Archive for April, 2010

Meredith Brooks

Just in case you were looking for another reason to detest the one-hit wonder behind the infintely annoying fakey feminist ’97 song “Bitch”…

she produced Jennifer Love Hewitt’s album, BareNaked.

If you want to be depressed about the state of the music industry, consider that this was Jennifer Love Hewitt’s fourth album.

Gary Wright

He’s got a generic name and only one hit album, but Gary Wright is slightly more interesting than his footnote position in the annals of rock would have you believe.

That one hit album was called The Dream Weaver.  God, isn’t this album cover hideous?

Gary claimed that The Dream Weaver was the first-ever all keyboard/synthesizer album, but Wendy Carlos got there almost a decade earlier — bad form, Gary!

The album’s biggest hit?  “Dream Weaver,” duh!

Wes Craven said that “Dream Weaver” was the inspiration for A Nightmare on Elm Street. I dunno if that makes the song more badass or the movie a little bit lame.

“Love is Alive” was also a number 2 hit.

Your last bit of Gary Wright trivia: played piano on Nilsson’s “Without You”!

Now you can go back to forgetting about him (if you can erase that album cover from your brain, that is).

The tangled web that connects Depeche Mode with The Macarena

Vince Clarke was one of the founding members of Depeche Mode, and wrote “Just Can’t Get Enough,” among other songs.  He ditched the band in ’81.

He’d eventaully go on to form Erasure, but first, he formed Yaz (or Yazoo in the UK) with Alison Moyet.  I remember her mid-’90s solo output getting some coverage in the music press, but I couldn’t name a song of hers.

Yaz’s debut UK single was “Only You.”  Its b-side, “Situation,” was released as their lead single in the US and became a minor hit.  Clarke sings lead on the song; the only discernable touch of Moyet’s voice is her laugh, repeated throughout the song.

You probably don’t want to remember “The Macarena.”  But remember that sampled woman’s giggle in the beginning?  That’s Moyet’s laugh from “Situation.”

Gerry Rafferty

You know him.  He did “Baker Street,” that song with a saxophone chorus that probably gave birth to the ’80s saxophones-in-rock fad.  (EDIT: Whoa, I’m right!  “The eight-bar alto saxophone solo led to a resurgence described as “the ‘Baker Street’ phenomenon.”[1] There followed a jump in saxophone sales, and a noticeable increase in the use of the instrument in mainstream pop music and TV advertising.”)
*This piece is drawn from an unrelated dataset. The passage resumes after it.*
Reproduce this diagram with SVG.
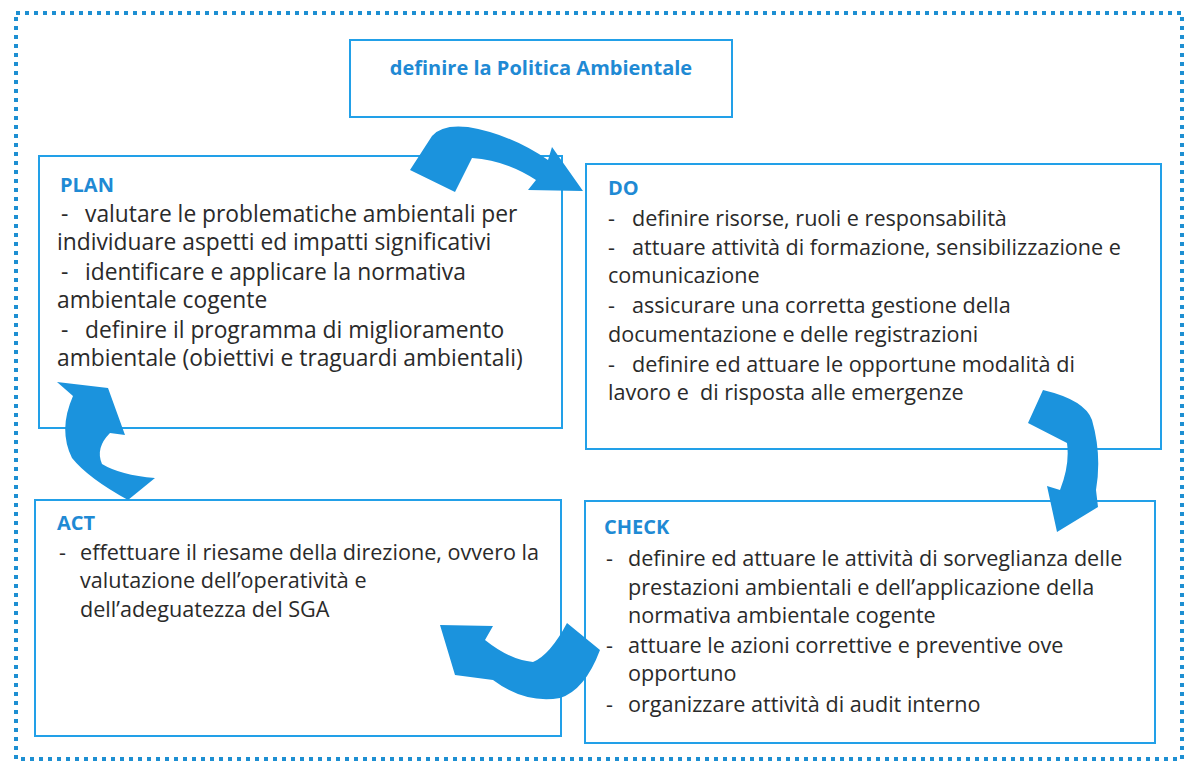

But did you know that he was one of the founding members of Stealers Wheel (y’know, the band who did “Stuck in the Middle With You,” not Bob Dylan like you probably thought)?

Wikipedia also alleges that Gerry Rafferty has become considerably more, uh, interesting in his old age:

The newspaper Scotland on Sunday reported that Rafferty was asked to leave the Westbury Hotel in London during July 2008. This report stated that the hotel manager had claimed that other residents were distressed by his habit of relieving himself in various corners of the hotel and that his suite was also in a disgraceful and unusable condition.[5] He then checked himself into St Thomas’ Hospital suffering from a chronic liver condition. The same report claimed that on 1 August 2008, Rafferty had disappeared, leaving his belongings behind, and that the hospital had filed a missing persons report.[5] However, this was rebutted by the Metropolitan Police who stated that no such missing persons report existed.[9]
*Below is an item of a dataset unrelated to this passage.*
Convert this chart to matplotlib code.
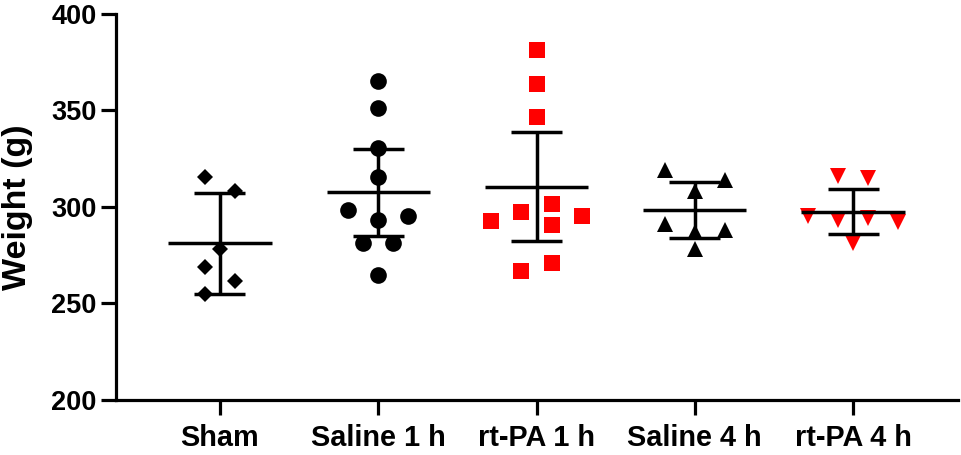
import matplotlib
matplotlib.use("Agg")
import matplotlib.pyplot as plt
import numpy as np

plt.rcParams['font.family'] = ['Liberation Sans', 'DejaVu Sans']
plt.rcParams['font.weight'] = 'bold'

categories = ["Sham", "Saline 1 h", "rt-PA 1 h", "Saline 4 h", "rt-PA 4 h"]

sham = [315.5, 308.3, 278.2, 268.9, 261.7, 255.0]
saline_1h = [365.4, 351.5, 330.7, 315.7, 298.4, 295.5, 293.3, 281.5, 281.5, 264.8]
rtpa_1h = [381.3, 363.6, 346.5, 301.6, 297.6, 295.5, 292.7, 290.7, 270.8, 267.0]
saline_4h = [319.2, 314.0, 308.3, 291.2, 288.1, 287.2, 278.1]
rtpa_4h = [316.1, 314.9, 295.3, 293.3, 294.5, 292.4, 281.2]

# horizontal scatter steps for each point (in steps of the spread unit)
sham_jit = [-1, 1, 0, -1, 1, -1]
saline_1h_jit = [0, 0, 0, 0, -2, 2, 0, -1, 1, 0]
rtpa_1h_jit = [0, 0, 0, 1, -1, 3, -3, 1, 1, -1]
saline_4h_jit = [-2, 2, 0, -2, 2, 0, 0]
rtpa_4h_jit = [-1, 1, -3, -1, 1, 3, 0]

means = [281.2, 307.6, 310.5, 298.4, 297.6]
errors = [26.3, 22.6, 28.1, 14.4, 11.8]

groups = [sham, saline_1h, rtpa_1h, saline_4h, rtpa_4h]
jitters = [sham_jit, saline_1h_jit, rtpa_1h_jit, saline_4h_jit, rtpa_4h_jit]
markers = ['D', 'o', 's', '^', 'v']
sizes = [8.0, 12.0, 11.5, 12.0, 12.0]
colors = ['black', 'black', '#FF0000', 'black', '#FF0000']

fig = plt.figure(figsize=(9.61, 4.55), dpi=100)
ax = fig.add_axes([0.1207, 0.1209, 0.876, 0.8484])

step = 0.095
for i, (vals, jit) in enumerate(zip(groups, jitters)):
    xs = i + np.array(jit) * step
    ax.plot(xs, vals, linestyle='none', marker=markers[i], markersize=sizes[i],
            color=colors[i], markeredgewidth=0, zorder=2)

lw = 2.5
for i, (m, e) in enumerate(zip(means, errors)):
    ax.hlines(m, i - 0.326, i + 0.326, color='black', linewidth=lw, zorder=3)
    ax.vlines(i, m - e, m + e, color='black', linewidth=lw, zorder=3)
    ax.hlines([m - e, m + e], i - 0.161, i + 0.161, color='black', linewidth=lw, zorder=3)

ax.set_xlim(-0.657, 4.662)
ax.set_ylim(200, 400)
ax.set_yticks([200, 250, 300, 350, 400])
ax.set_xticks(range(len(categories)))
ax.set_xticklabels(categories, fontsize=20.8, fontweight='bold')
ax.tick_params(axis='y', labelsize=19.5, width=2.3, length=11, pad=3)
ax.tick_params(axis='x', width=2.3, length=11, pad=6)
for lab in ax.get_yticklabels():
    lab.set_fontweight('bold')
ax.set_ylabel("Weight (g)", fontsize=24.5, fontweight='bold')
ax.yaxis.set_label_coords(-0.099, 0.5)

for s in ['top', 'right']:
    ax.spines[s].set_visible(False)
for s in ['left', 'bottom']:
    ax.spines[s].set_linewidth(2.3)

fig.savefig("out.png", dpi=100)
After unconfirmed sightings and unauthenticated reports that he was in contact with his family, on 17 February 2009 The Guardian reported that Rafferty, “who has battled alcoholism for years”, was in hiding in the south of England, being cared for by a friend.[10]

The Equals

I love “Baby Come Back,” a 1968 UK hit by the Equals.   Check out this video of the song, complete with hilarious ’60s outfits:

Now let me blow your mind.  The singer from the Equals went on to have this equally awesome hit 15 years later:

“Hungry Heart”

The station I listen to at work plays too much Springsteen.  I don’t hate his music, but I don’t need to hear “Pink Cadillac” every other day.  They play “Hungry Heart” a lot too, another one of those Bruce ditties that probably has more going on in it than the schlocky music would lead you to believe, but I’ve never felt the need to find out.  But I did feel the need to look it up on Wikipedia.

Apparently Joey Ramone (!) asked Springsteen (!!) to write a song for the Ramones (!!!) and “Hungry Heart” was the result.  And the backup vocalists?  Two dudes from The Turtles (of 1967’s “Happy Together” fame).